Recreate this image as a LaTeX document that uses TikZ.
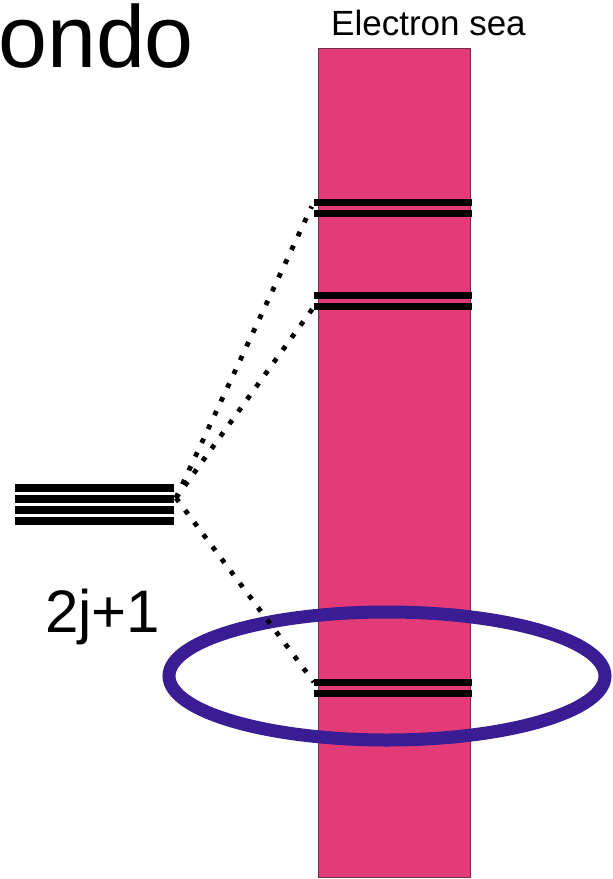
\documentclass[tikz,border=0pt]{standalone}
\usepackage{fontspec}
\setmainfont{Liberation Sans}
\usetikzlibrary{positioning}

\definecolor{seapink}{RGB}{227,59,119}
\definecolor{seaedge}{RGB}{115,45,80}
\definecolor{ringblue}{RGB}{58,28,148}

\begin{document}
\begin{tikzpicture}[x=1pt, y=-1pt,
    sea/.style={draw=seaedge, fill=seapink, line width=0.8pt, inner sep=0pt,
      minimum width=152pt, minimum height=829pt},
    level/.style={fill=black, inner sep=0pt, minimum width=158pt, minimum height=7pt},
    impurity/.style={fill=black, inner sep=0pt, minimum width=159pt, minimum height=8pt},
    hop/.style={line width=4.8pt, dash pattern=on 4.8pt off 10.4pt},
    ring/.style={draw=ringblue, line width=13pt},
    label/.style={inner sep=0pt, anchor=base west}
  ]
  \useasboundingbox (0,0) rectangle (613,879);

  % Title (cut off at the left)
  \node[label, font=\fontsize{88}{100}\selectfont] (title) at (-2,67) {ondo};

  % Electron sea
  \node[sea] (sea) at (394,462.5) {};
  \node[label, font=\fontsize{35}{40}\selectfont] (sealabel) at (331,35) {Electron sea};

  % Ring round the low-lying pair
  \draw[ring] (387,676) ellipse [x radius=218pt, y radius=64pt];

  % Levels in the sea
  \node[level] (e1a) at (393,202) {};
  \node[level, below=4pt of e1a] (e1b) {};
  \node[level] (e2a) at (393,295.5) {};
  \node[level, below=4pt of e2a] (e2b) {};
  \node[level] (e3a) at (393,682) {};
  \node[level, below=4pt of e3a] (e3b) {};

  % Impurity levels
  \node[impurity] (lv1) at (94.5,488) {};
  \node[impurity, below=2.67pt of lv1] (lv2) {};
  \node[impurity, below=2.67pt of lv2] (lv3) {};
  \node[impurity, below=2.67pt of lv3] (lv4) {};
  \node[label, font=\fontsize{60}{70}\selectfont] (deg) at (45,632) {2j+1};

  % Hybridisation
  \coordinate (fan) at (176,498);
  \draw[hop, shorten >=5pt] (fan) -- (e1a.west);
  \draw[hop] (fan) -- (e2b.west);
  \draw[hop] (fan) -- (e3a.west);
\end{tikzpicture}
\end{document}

-*-

● JOB:
Output the data exactly. Pictures don't belong in the result.

● SOLUTION FOR THIS PROBLEM:
Recreate this image as a LaTeX document that uses TikZ.
\documentclass[tikz,border=0pt]{standalone}
\usepackage{fontspec}
\setmainfont{Liberation Sans}
\usetikzlibrary{positioning}

\definecolor{seapink}{RGB}{227,59,119}
\definecolor{seaedge}{RGB}{115,45,80}
\definecolor{ringblue}{RGB}{58,28,148}

\begin{document}
\begin{tikzpicture}[x=1pt, y=-1pt,
    sea/.style={draw=seaedge, fill=seapink, line width=0.8pt, inner sep=0pt,
      minimum width=152pt, minimum height=829pt},
    level/.style={fill=black, inner sep=0pt, minimum width=158pt, minimum height=7pt},
    impurity/.style={fill=black, inner sep=0pt, minimum width=159pt, minimum height=8pt},
    hop/.style={line width=4.8pt, dash pattern=on 4.8pt off 10.4pt},
    ring/.style={draw=ringblue, line width=13pt},
    label/.style={inner sep=0pt, anchor=base west}
  ]
  \useasboundingbox (0,0) rectangle (613,879);

  % Title (cut off at the left)
  \node[label, font=\fontsize{88}{100}\selectfont] (title) at (-2,67) {ondo};

  % Electron sea
  \node[sea] (sea) at (394,462.5) {};
  \node[label, font=\fontsize{35}{40}\selectfont] (sealabel) at (331,35) {Electron sea};

  % Ring round the low-lying pair
  \draw[ring] (387,676) ellipse [x radius=218pt, y radius=64pt];

  % Levels in the sea
  \node[level] (e1a) at (393,202) {};
  \node[level, below=4pt of e1a] (e1b) {};
  \node[level] (e2a) at (393,295.5) {};
  \node[level, below=4pt of e2a] (e2b) {};
  \node[level] (e3a) at (393,682) {};
  \node[level, below=4pt of e3a] (e3b) {};

  % Impurity levels
  \node[impurity] (lv1) at (94.5,488) {};
  \node[impurity, below=2.67pt of lv1] (lv2) {};
  \node[impurity, below=2.67pt of lv2] (lv3) {};
  \node[impurity, below=2.67pt of lv3] (lv4) {};
  \node[label, font=\fontsize{60}{70}\selectfont] (deg) at (45,632) {2j+1};

  % Hybridisation
  \coordinate (fan) at (176,498);
  \draw[hop, shorten >=5pt] (fan) -- (e1a.west);
  \draw[hop] (fan) -- (e2b.west);
  \draw[hop] (fan) -- (e3a.west);
\end{tikzpicture}
\end{document}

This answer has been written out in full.